Una vicenda giudiziaria, partita da un condominio umbro, riaccende il dibattito sui poteri dell’amministratore. Il caso riguarda un condomino moroso da oltre sei mesi e la sospensione di acqua calda e riscaldamento. Il Tribunale di Perugia interviene con una decisione che potrebbe fare scuola, toccando un equilibrio delicato tra diritti individuali e tutela della collettività. In gioco non ci sono soltanto cifre e regolamenti, ma anche la gestione concreta della convivenza condominiale e la tenuta dei rapporti di vicinato.
Nell’Italia delle grandi città e dei piccoli centri, il condominio è spesso un microcosmo di storie, tensioni e regole condivise. In questo scenario, la morosità condominiale non è solo una voce di bilancio in rosso: può diventare il punto di rottura di un equilibrio già fragile. Quando una quota resta inevasa per mesi, il problema non riguarda soltanto chi non paga, ma anche chi rischia di subire le conseguenze indirette di servizi non più garantiti.

Un’ordinanza recente (n. 1036 del Tribunale di Perugia), firmata dal Tribunale di Perugia, porta alla ribalta una questione spesso discussa solo nei corridoi dei palazzi o nelle aule di assemblea: fino a che punto un amministratore può intervenire contro chi non è in regola con le spese comuni? E, soprattutto, quali strumenti concreti la legge gli mette in mano?
La storia che ha acceso la miccia parte da una cifra importante: circa diecimila euro di arretrati, relativi a utenze condominiali, riscaldamento centralizzato e manutenzione. L’amministratore, dopo mesi di solleciti caduti nel vuoto, ha deciso di chiedere l’autorizzazione a interrompere la fornitura di acqua calda e riscaldamento all’unità immobiliare interessata. La risposta della magistratura ha segnato un passaggio chiave.
Sei mesi di morosità e la legge: cosa può fare l’amministratore
L’articolo 63 delle disposizioni di attuazione del Codice Civile non lascia spazio a interpretazioni eccessivamente elastiche: superata la soglia di sei mesi di mancati pagamenti, l’amministratore ha il diritto di sospendere i servizi comuni separabili dal resto dell’edificio. Non si parla quindi di ascensore o illuminazione delle scale, ma di forniture che possono essere tecnicamente distaccate senza pregiudicare gli altri condomini.

La particolarità sta nel distinguere due scenari: quando il distacco può avvenire senza entrare nella proprietà privata, l’amministratore può procedere direttamente, assumendosi la responsabilità della legittimità dell’atto. Se invece è necessario accedere all’interno dell’appartamento, come accaduto nel caso di Perugia, è obbligatorio rivolgersi al giudice.

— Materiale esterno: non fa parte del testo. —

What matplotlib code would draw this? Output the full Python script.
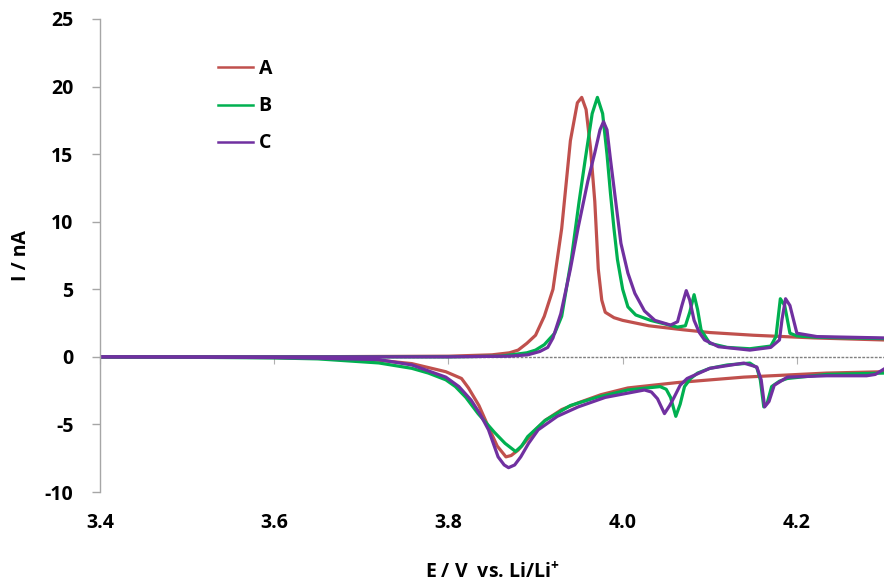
import matplotlib
matplotlib.use("Agg")
import matplotlib.pyplot as plt

# potential (V) and current (nA)
A_up_x = [3.40, 3.60, 3.80, 3.85, 3.87, 3.88, 3.89, 3.90, 3.91, 3.92, 3.93, 3.94, 3.948,
          3.953, 3.958, 3.963, 3.968, 3.972, 3.976, 3.98, 3.99, 4.00, 4.03, 4.07, 4.10,
          4.15, 4.22, 4.30]
A_up_y = [0.0, 0.0, 0.05, 0.15, 0.3, 0.5, 1.0, 1.6, 3.0, 5.0, 9.5, 16.0, 18.8,
          19.2, 18.3, 15.5, 11.5, 6.5, 4.2, 3.3, 2.9, 2.7, 2.3, 2.0, 1.8,
          1.6, 1.4, 1.25]
A_dn_x = [3.40, 3.50, 3.60, 3.65, 3.72, 3.758, 3.797, 3.815, 3.823, 3.835, 3.846, 3.856,
          3.866, 3.872, 3.88, 3.888, 3.90, 3.911, 3.93, 3.949, 3.975, 4.006, 4.063,
          4.139, 4.234, 4.30]
A_dn_y = [0.0, -0.02, -0.05, -0.1, -0.25, -0.5, -1.1, -1.6, -2.3, -3.6, -5.2, -6.6,
          -7.4, -7.3, -6.9, -6.3, -5.4, -4.7, -3.9, -3.4, -2.8, -2.3, -1.9,
          -1.5, -1.2, -1.1]

B_up_x = [3.40, 3.60, 3.80, 3.86, 3.89, 3.90, 3.91, 3.922, 3.93, 3.941, 3.95, 3.957,
          3.965, 3.971, 3.977, 3.982, 3.986, 3.99, 3.994, 4.00, 4.006, 4.015, 4.032,
          4.063, 4.072, 4.077, 4.082, 4.086, 4.09, 4.10, 4.12, 4.146, 4.17, 4.176,
          4.181, 4.186, 4.192, 4.20, 4.223, 4.30]
B_up_y = [0.0, 0.0, 0.0, 0.05, 0.3, 0.5, 0.9, 1.75, 3.0, 7.2, 11.5, 14.6,
          18.0, 19.2, 18.0, 15.0, 12.1, 9.5, 7.2, 5.0, 3.7, 3.1, 2.7,
          2.2, 2.3, 3.3, 4.6, 3.5, 2.0, 1.0, 0.7, 0.6, 0.8, 1.5,
          4.3, 3.8, 1.75, 1.55, 1.45, 1.35]
B_dn_x = [3.40, 3.50, 3.60, 3.65, 3.72, 3.758, 3.777, 3.797, 3.808, 3.82, 3.834, 3.853,
          3.865, 3.877, 3.884, 3.891, 3.911, 3.94, 3.97, 4.006, 4.043, 4.05, 4.055,
          4.061, 4.066, 4.071, 4.078, 4.086, 4.10, 4.12, 4.146, 4.154, 4.158, 4.162,
          4.166, 4.171, 4.18, 4.189, 4.234, 4.30]
B_dn_y = [0.0, -0.03, -0.08, -0.15, -0.45, -0.85, -1.2, -1.7, -2.2, -3.0, -4.2, -5.6,
          -6.4, -7.0, -6.6, -5.9, -4.7, -3.6, -3.0, -2.45, -2.2, -2.4, -3.0,
          -4.4, -3.5, -2.2, -1.6, -1.2, -0.85, -0.6, -0.46, -0.8, -1.7, -3.7,
          -3.4, -2.2, -1.8, -1.6, -1.3, -1.2]

C_up_x = [3.40, 3.80, 3.87, 3.891, 3.905, 3.914, 3.92, 3.929, 3.94, 3.949, 3.96, 3.968,
          3.974, 3.978, 3.982, 3.986, 3.992, 3.998, 4.006, 4.014, 4.025, 4.037, 4.055,
          4.063, 4.068, 4.073, 4.077, 4.082, 4.088, 4.094, 4.11, 4.146, 4.17, 4.18,
          4.183, 4.187, 4.192, 4.20, 4.223, 4.30]
C_up_y = [0.0, 0.0, 0.05, 0.15, 0.4, 0.7, 1.4, 3.2, 6.5, 9.6, 13.0, 15.1,
          16.8, 17.4, 16.8, 14.6, 11.5, 8.4, 6.2, 4.7, 3.4, 2.7, 2.35,
          2.6, 3.8, 4.9, 4.2, 2.7, 1.8, 1.25, 0.75, 0.5, 0.7, 1.25,
          2.8, 4.3, 3.8, 1.75, 1.5, 1.4]
C_dn_x = [3.40, 3.50, 3.60, 3.65, 3.72, 3.758, 3.797, 3.812, 3.826, 3.836, 3.846, 3.857,
          3.864, 3.869, 3.876, 3.883, 3.892, 3.903, 3.925, 3.949, 3.98, 4.025, 4.033,
          4.04, 4.048, 4.054, 4.059, 4.066, 4.074, 4.10, 4.139, 4.154, 4.159, 4.163,
          4.168, 4.174, 4.189, 4.234, 4.28, 4.29, 4.30]
C_dn_y = [0.0, -0.02, -0.05, -0.1, -0.2, -0.6, -1.5, -2.2, -3.2, -4.2, -5.4, -7.4,
          -8.0, -8.2, -8.0, -7.4, -6.4, -5.4, -4.4, -3.7, -3.0, -2.45, -2.6,
          -3.1, -4.2, -3.6, -3.0, -2.1, -1.6, -0.85, -0.46, -0.75, -1.7, -3.7,
          -3.3, -2.1, -1.5, -1.4, -1.4, -1.3, -0.9]

series = [
    ("A", "#C0504D", A_up_x, A_up_y, A_dn_x, A_dn_y),
    ("B", "#00B050", B_up_x, B_up_y, B_dn_x, B_dn_y),
    ("C", "#7030A0", C_up_x, C_up_y, C_dn_x, C_dn_y),
]

x_ticks = [3.4, 3.6, 3.8, 4.0, 4.2]
y_ticks = [-10, -5, 0, 5, 10, 15, 20, 25]

plt.rcParams["font.family"] = ["Open Sans", "DejaVu Sans"]
plt.rcParams["font.weight"] = "bold"
plt.rcParams["mathtext.fontset"] = "custom"
plt.rcParams["mathtext.bf"] = "Open Sans:bold"

fig = plt.figure(figsize=(8.84, 5.87), dpi=100)
ax = fig.add_axes([100 / 884, 95 / 587, 784 / 884, 473 / 587])

for name, color, ux, uy, dx, dy in series:
    # anodic and cathodic sweeps drawn as two pieces so the edge stays open
    ax.plot(ux, uy, color=color, lw=2.3, label=name, solid_joinstyle="round")
    ax.plot(dx, dy, color=color, lw=2.3, solid_joinstyle="round")

ax.set_xlim(3.4, 4.3)
ax.set_ylim(-10, 25)

for s in ["top", "right", "bottom"]:
    ax.spines[s].set_visible(False)
ax.spines["left"].set_color("#A6A6A6")
ax.spines["left"].set_linewidth(1.0)

ax.set_yticks(y_ticks)
ax.set_yticklabels([str(v) for v in y_ticks], fontsize=14, fontweight="bold")
ax.tick_params(axis="y", direction="out", length=6, width=1, color="#A6A6A6", pad=13)

ax.set_xticks(x_ticks)
ax.set_xticklabels([f"{v:.1f}" for v in x_ticks], fontsize=14, fontweight="bold")
ax.tick_params(axis="x", length=0, pad=15)

# dotted zero axis with its own small tick marks
zero = ax.secondary_xaxis(10 / 35)
zero.spines["bottom"].set_linestyle((0, (1, 2)))
zero.spines["bottom"].set_color("#808080")
zero.spines["bottom"].set_linewidth(1.0)
zero.set_xticks(x_ticks)
zero.tick_params(axis="x", direction="out", length=5, width=0.8, color="#B0B0B0",
                 labelbottom=False)

ax.set_ylabel("I / nA", fontsize=14, fontweight="bold", labelpad=10)
ax.set_xlabel("E / V  vs. Li/Li$^{\\mathbf{+}}$", fontsize=14, fontweight="bold", labelpad=21)

leg = ax.legend(loc="upper left", bbox_to_anchor=(0.128, 0.952), frameon=False,
                handlelength=1.8, handletextpad=0.3, labelspacing=0.88,
                prop={"size": 14, "weight": "bold"})
for h in leg.get_lines():
    h.set_linewidth(1.8)

fig.savefig("out.png", dpi=100)
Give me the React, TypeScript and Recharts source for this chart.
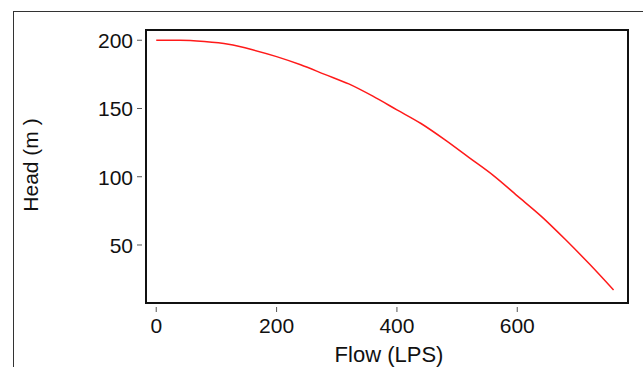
import { Line, LineChart, ReferenceArea, XAxis, YAxis } from 'recharts';

// pump curve
const flow = [0, 40, 80, 120, 160, 200, 240, 280, 320, 360, 400, 440, 480, 520, 560, 600, 640, 680, 720, 760];
const head = [200, 200, 199, 197, 193, 188, 182, 175, 168, 159, 149, 139, 127, 114, 101, 86, 71, 54, 36, 17];
const flowTicks = [0, 200, 400, 600];
const headTicks = [50, 100, 150, 200];

const data = flow.map((q, i) => ({ flow: q, head: head[i] }));

const FONT = '"Liberation Sans", Arial, sans-serif';

const XTick = ({ x, y, payload }: any) => (
  <g>
    <line x1={x} x2={x} y1={y + 4} y2={y + 9} stroke="#555" strokeWidth={1} />
    <text x={x} y={y + 30} textAnchor="middle" fontSize={21} fontFamily={FONT} fill="#111">
      {payload.value}
    </text>
  </g>
);

const YTick = ({ x, y, payload }: any) => (
  <g>
    <line x1={x - 9} x2={x - 4} y1={y} y2={y} stroke="#555" strokeWidth={1} />
    <text x={x - 13} y={y + 8} textAnchor="end" fontSize={21} fontFamily={FONT} fill="#111">
      {payload.value}
    </text>
  </g>
);

export default function App() {
  return (
    <div style={{ position: 'fixed', left: 0, top: 0, width: 643, height: 367, background: '#fff' }}>
      <div style={{ position: 'absolute', left: 13, top: 11, right: 0, height: 0, borderTop: '1.5px solid #333' }} />
      <div style={{ position: 'absolute', left: 13, top: 11, bottom: 0, width: 0, borderLeft: '1.5px solid #333' }} />
      <LineChart width={643} height={367} data={data} margin={{ top: 30, right: 15, left: 0, bottom: 0 }}>
        <XAxis
          dataKey="flow"
          type="number"
          domain={[-17, 784]}
          ticks={flowTicks}
          allowDataOverflow
          axisLine={false}
          tickLine={false}
          tickSize={0}
          tickMargin={0}
          height={64}
          tick={<XTick />}
        />
        <YAxis
          type="number"
          domain={[7.5, 207.5]}
          ticks={headTicks}
          allowDataOverflow
          axisLine={false}
          tickLine={false}
          tickSize={0}
          tickMargin={0}
          width={146}
          tick={<YTick />}
        />
        <ReferenceArea x1={-17} x2={784} y1={7.5} y2={207.5} fill="#fff" fillOpacity={1} stroke="#111" strokeWidth={2} />
        <Line
          type="monotone"
          dataKey="head"
          stroke="#ff1a1a"
          strokeWidth={1.5}
          dot={false}
          isAnimationActive={false}
        />
      </LineChart>
      <div
        style={{
          position: 'absolute',
          left: 389,
          top: 342,
          transform: 'translateX(-50%)',
          fontFamily: FONT,
          fontSize: 22,
          color: '#111',
          whiteSpace: 'nowrap',
          lineHeight: '25px',
        }}
      >
        Flow (LPS)
      </div>
      <div
        style={{
          position: 'absolute',
          left: 31,
          top: 165,
          transform: 'translate(-50%, -50%) rotate(-90deg)',
          fontFamily: FONT,
          fontSize: 21,
          color: '#111',
          whiteSpace: 'nowrap',
          lineHeight: '24px',
        }}
      >
        Head (m )
      </div>
    </div>
  );
}
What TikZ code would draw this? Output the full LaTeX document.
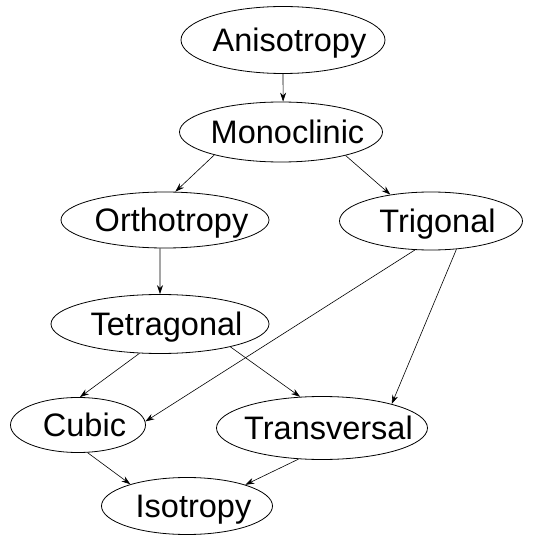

La magistratura, in queste circostanze, valuta due elementi fondamentali: il fumus boni iuris, ossia la fondatezza del diritto rivendicato, e il periculum in mora, il rischio concreto di un danno economico ulteriore in caso di ritardo. Solo con questi presupposti scatta l’autorizzazione a intervenire fisicamente.
Si tratta di una misura che, seppur legale, richiede cautela. Il distacco di un servizio come l’acqua calda non è solo un atto tecnico: tocca la vita quotidiana di una persona e può innescare tensioni profonde nel tessuto sociale del condominio.
Il caso Perugia: un precedente che fa discutere
Nel luglio scorso, il Tribunale di Perugia ha accolto il ricorso d’urgenza presentato dall’amministratore, autorizzando i tecnici a entrare nell’abitazione per interrompere il servizio. La decisione si fonda su una morosità accertata e protratta oltre i sei mesi, accompagnata da un debito significativo e dall’urgenza di evitare spese ulteriori a carico degli altri condomini.
Il provvedimento non si limita a risolvere una vertenza locale, ma chiarisce un punto spesso oggetto di incertezza: il potere dell’amministratore è reale e può essere esercitato, ma entro limiti ben definiti dalla legge. Se l’intervento si svolge all’esterno, nessun passaggio assembleare o giudiziario è richiesto. Se si varca la soglia di un’abitazione privata, la decisione deve passare per un’aula di tribunale.